Comissão de Anistia cobra Lula por silêncio sobre golpe
Presidente do órgão diz que não dá para ‘passar borracha’ em 1964 e no 8/1
Presidente da Comissão de Anistia desde o início do governo Lula, Eneá de Stutz e Almeida se diz decepcionada e surpresa com a postura do presidente a respeito dos 60 anos do golpe de 1964.
O aniversário da ditadura militar que durou mais de 20 anos no país é neste domingo (31), sob silêncio do Palácio do Planalto determinado pelo chefe do Executivo.
Lula proibiu atos em memória da data e disse, no mês passado, que não quer ficar “remoendo sempre” o passado e que está mais preocupado com os ataques golpistas de 8 de janeiro de 2023.
“Como é que o presidente acha que é importante falar sobre tentativa de golpe [8 de janeiro], mas não acha que é importante falar sobre golpe?”, disse à Folha.
Na comissão, a programação da efeméride foi mantida. Fará o primeiro julgamento de reparação coletiva da história do país, com pedidos de desculpas a dois povos indígenas e a um grupo de chineses.
Depois, sessão solene na Comissão de Legislação Participativa na Câmara homenageará Clarice Herzog, viúva do jornalista Vladimir Herzog, perseguida pela ditadura.
Ao lamentar a tentativa de passar em branco os 60 anos do golpe, Eneá faz um paralelo entre a fala de Lula e a do ex-presidente Jair Bolsonaro (PL) de “passar a borracha”.
“Ambos [Lula e Bolsonaro] falaram a mesma coisa, ‘vamos passar a borracha’, porque o que interessa é a pacificação. Não dá para passar borracha no passado, seja 60 anos atrás ou um ano atrás. A gente tem que enfrentar legado de violência e autoritarismo”, disse.
Acuado pelo avanço nas investigações em diferentes frentes da Polícia Federal, Bolsonaro convocou em fevereiro seus apoiadores na avenida Paulista para ato em seu apoio.
Ele fez discurso dizendo buscar a pacificação —”passar uma borracha no passado, buscar maneiras de nós vivermos em paz”— e pediu anistia aos presos pelo ataque golpista de 8 de janeiro de 2023.
Já Lula, dois dias depois, no programa “É Notícia”, da RedeTV!, foi questionado sobre os planos do governo para o aniversário de 60 anos do golpe militar, respondendo estar mais preocupado com 8 de janeiro do que com 1964.

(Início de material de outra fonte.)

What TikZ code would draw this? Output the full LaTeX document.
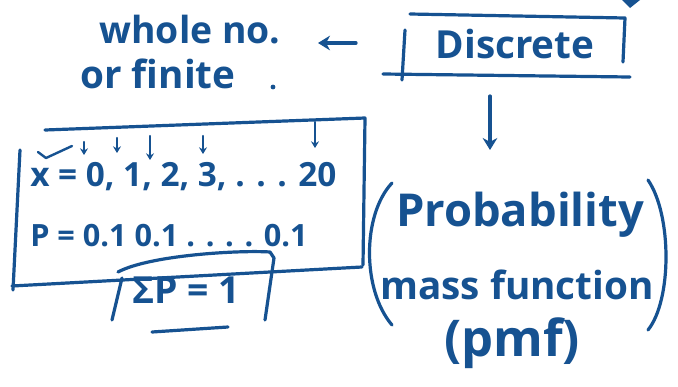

A fala repercutiu mal entre familiares de vítimas da ditadura. Em nota divulgada no dia seguinte, mais de 150 entidades da Coalizão Brasil por Memória, Verdade, Justiça, Reparação e Democracia classificaram a declaração como “equivocada” e defenderam que tratar do golpe “não é remoer o passado, é discutir o futuro”.
O porta-voz do do grupo, Leo Alves, disse que o sentimento é de “traição”, porque consideravam-no um aliado.
Procurado, o Palácio do Planalto não se manifestou sobre as críticas de Eneá.
A lógica dos familiares encontra respaldo no que defende a presidente da Comissão da Anistia, que tratar de 1964 é trazer memória para garantir que não se repita.
Para Eneá, professora de direito da UnB (Universidade de Brasília), a fala de Lula também trouxe desapontamento, mas ela apresenta uma justificativa jurídica: diz achar que ele vê a lei como sendo de esquecimento e de autoanistia.
Nessa proposta, apaga-se o período e não é preciso discutir reparação. Mas ela também questiona esse posicionamento e defende que há brecha na Lei da Anistia para garantir que remanescentes do regime possam ser julgados.
“A lei de 1979 não é uma de autoanistia, é de memória.
Quem estava preso pôde ser libertado. Quem estava exilado pôde voltar. E quem não foi nem processado, pode ser processado. Porque os fatos não foram apagados. Então, não apagamos a história”, disse.
Eneá defende que enfrentar o passado autoritário do país e o que chama de tentativa de golpe, em janeiro de 2023, não são excludentes e considerou ótimo as Forças Armadas não terem embarcado no que chamou de canoa de ruptura institucional.
Mas defende que os militares peçam desculpas às vítimas do regime, sem medo de melindres. “Me parece que seria, inclusive, um momento bastante adequado, se as Forças Armadas pedissem desculpas por, lá atrás, terem embarcado nessa aventura golpista e terem participado da ruptura institucional”, disse.
A Comissão da Anistia adotou como protocolo, quando assegurou indenização às vítimas nos governos petistas, pedir desculpas em nome do Estado.
Mas, em 2017, no governo Michel Temer (MDB), mudou a postura do colegiado, que passou a ser mais restritivo nas concessões de reparações e interrompeu as desculpas oficiais. Em 2023, no governo Lula, o colegiado retomou a medida durante os julgamentos.